WHAT THE TASK ASKS: From the first line of the listing below, retype each line up to and including the one with "const rfuMax = 1200;"; pictures stay out.

DATA SEGMENT:
>>>>>
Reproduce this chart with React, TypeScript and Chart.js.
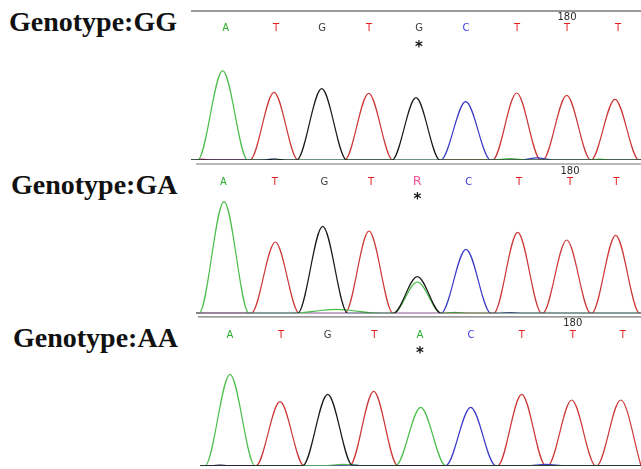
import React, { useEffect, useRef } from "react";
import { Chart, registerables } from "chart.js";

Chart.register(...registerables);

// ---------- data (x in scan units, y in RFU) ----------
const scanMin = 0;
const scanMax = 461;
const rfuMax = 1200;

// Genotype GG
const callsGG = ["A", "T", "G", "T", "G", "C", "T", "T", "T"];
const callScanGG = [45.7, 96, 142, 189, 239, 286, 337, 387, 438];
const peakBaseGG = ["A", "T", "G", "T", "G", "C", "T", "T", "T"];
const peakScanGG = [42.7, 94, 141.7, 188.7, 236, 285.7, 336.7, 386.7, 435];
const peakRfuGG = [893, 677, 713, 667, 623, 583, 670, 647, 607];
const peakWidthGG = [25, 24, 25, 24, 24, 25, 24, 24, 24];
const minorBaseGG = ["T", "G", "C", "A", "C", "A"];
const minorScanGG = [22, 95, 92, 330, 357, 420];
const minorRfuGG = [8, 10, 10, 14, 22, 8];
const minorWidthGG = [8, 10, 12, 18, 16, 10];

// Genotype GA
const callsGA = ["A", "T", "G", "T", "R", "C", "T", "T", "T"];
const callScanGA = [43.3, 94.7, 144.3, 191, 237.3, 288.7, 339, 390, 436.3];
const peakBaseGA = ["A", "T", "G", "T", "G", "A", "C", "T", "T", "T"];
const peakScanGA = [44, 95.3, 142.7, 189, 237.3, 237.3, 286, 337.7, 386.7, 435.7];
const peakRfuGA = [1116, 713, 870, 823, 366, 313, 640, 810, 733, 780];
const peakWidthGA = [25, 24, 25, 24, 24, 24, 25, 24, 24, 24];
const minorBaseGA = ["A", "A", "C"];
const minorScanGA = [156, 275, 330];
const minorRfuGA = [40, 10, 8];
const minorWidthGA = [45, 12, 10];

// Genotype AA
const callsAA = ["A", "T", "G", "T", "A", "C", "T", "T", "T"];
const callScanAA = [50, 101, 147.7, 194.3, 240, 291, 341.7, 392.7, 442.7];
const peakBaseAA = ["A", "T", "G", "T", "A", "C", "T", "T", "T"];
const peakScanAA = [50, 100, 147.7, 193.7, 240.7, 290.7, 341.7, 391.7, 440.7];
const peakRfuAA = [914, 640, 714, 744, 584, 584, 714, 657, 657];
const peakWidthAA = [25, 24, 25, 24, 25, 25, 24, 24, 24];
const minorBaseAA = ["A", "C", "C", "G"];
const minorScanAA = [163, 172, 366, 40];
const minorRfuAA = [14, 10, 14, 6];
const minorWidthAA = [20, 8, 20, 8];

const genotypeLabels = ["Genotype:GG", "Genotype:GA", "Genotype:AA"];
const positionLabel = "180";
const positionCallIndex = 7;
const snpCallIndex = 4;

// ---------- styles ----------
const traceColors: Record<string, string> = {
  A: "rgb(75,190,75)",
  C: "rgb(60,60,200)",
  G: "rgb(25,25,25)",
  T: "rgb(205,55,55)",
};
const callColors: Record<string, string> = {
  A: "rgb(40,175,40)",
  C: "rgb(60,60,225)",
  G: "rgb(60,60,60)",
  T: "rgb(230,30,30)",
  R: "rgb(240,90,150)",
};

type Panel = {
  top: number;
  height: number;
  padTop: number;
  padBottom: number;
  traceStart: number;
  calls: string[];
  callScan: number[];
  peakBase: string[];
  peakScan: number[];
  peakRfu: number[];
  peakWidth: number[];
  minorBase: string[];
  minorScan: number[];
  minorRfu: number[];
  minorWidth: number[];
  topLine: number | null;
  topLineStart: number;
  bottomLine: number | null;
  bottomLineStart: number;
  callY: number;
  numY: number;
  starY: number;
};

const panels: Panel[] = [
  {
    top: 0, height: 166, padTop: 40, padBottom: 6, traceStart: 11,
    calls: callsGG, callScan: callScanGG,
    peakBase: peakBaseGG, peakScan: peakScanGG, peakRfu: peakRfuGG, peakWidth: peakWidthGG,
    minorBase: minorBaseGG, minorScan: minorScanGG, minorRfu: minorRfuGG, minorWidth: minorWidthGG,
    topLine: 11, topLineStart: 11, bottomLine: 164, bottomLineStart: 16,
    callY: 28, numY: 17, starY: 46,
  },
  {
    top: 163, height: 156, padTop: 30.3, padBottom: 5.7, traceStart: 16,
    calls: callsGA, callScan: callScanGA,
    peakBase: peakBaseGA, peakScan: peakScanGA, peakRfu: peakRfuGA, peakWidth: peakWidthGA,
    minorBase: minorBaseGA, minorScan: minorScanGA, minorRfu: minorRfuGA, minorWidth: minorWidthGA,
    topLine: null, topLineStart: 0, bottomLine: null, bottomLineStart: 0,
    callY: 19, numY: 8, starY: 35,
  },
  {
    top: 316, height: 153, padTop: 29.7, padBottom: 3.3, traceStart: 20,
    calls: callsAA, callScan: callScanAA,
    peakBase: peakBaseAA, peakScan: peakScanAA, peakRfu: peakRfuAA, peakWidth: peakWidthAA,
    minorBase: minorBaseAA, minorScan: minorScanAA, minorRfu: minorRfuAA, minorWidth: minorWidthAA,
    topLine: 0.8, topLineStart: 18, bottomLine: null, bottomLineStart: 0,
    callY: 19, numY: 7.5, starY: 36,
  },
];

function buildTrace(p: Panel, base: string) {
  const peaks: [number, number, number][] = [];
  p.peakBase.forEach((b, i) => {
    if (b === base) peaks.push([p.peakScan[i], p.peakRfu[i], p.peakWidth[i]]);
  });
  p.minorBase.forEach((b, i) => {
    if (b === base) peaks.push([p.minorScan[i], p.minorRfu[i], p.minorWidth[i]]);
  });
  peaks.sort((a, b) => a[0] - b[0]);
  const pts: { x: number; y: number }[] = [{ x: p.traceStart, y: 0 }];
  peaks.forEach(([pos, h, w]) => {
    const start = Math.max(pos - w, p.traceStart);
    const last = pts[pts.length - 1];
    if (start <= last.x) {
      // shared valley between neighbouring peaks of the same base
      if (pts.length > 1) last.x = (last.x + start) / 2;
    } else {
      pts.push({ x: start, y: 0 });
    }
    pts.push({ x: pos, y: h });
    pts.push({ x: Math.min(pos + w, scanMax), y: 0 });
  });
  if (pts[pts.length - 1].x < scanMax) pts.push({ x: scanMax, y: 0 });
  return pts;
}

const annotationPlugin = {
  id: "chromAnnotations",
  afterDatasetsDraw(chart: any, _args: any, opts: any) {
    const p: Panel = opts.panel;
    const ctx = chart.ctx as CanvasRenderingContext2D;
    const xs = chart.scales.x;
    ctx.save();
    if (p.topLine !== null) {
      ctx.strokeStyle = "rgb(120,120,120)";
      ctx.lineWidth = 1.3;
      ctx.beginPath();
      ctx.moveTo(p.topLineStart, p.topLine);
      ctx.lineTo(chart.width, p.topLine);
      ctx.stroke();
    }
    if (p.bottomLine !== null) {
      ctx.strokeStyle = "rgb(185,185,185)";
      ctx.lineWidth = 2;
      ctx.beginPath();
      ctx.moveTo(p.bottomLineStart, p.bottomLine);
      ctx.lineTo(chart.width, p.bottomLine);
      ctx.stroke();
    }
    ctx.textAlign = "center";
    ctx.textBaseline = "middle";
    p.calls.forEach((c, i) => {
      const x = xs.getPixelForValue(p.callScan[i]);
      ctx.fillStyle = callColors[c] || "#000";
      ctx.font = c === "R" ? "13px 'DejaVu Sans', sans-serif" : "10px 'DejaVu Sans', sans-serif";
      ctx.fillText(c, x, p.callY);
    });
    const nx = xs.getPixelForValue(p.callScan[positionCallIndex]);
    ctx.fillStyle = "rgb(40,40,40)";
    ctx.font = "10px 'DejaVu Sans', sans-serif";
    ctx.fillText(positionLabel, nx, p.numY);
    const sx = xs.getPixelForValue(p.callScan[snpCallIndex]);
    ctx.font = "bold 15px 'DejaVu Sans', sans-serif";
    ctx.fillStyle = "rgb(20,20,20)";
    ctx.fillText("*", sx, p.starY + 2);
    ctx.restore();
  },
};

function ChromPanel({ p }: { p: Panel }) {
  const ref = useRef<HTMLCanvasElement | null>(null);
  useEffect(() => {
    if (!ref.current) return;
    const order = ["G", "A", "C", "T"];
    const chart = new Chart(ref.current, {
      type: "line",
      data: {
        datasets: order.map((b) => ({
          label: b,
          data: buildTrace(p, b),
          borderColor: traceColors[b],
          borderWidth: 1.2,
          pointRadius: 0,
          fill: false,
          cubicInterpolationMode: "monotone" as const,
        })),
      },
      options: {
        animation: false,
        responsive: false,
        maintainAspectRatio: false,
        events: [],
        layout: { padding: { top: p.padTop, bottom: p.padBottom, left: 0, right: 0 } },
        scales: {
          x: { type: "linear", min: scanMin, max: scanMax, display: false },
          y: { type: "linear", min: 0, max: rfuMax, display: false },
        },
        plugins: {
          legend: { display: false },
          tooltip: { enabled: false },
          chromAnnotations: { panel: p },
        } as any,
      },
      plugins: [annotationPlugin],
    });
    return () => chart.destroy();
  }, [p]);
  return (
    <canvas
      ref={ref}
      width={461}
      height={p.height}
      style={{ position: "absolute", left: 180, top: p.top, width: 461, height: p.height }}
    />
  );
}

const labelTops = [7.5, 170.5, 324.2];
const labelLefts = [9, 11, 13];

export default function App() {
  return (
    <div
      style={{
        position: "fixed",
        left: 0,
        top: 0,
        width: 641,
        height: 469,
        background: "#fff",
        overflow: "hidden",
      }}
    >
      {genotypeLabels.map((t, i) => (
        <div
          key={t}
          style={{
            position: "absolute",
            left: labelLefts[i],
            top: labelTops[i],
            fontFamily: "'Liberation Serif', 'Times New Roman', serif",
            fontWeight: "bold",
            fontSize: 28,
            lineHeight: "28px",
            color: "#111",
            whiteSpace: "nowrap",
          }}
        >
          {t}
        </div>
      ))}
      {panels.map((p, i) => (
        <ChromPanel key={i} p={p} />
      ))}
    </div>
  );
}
<<<<<
WORKED SOLUTION:
Reproduce this chart with React, TypeScript and Chart.js.
import React, { useEffect, useRef } from "react";
import { Chart, registerables } from "chart.js";

Chart.register(...registerables);

// ---------- data (x in scan units, y in RFU) ----------
const scanMin = 0;
const scanMax = 461;
const rfuMax = 1200;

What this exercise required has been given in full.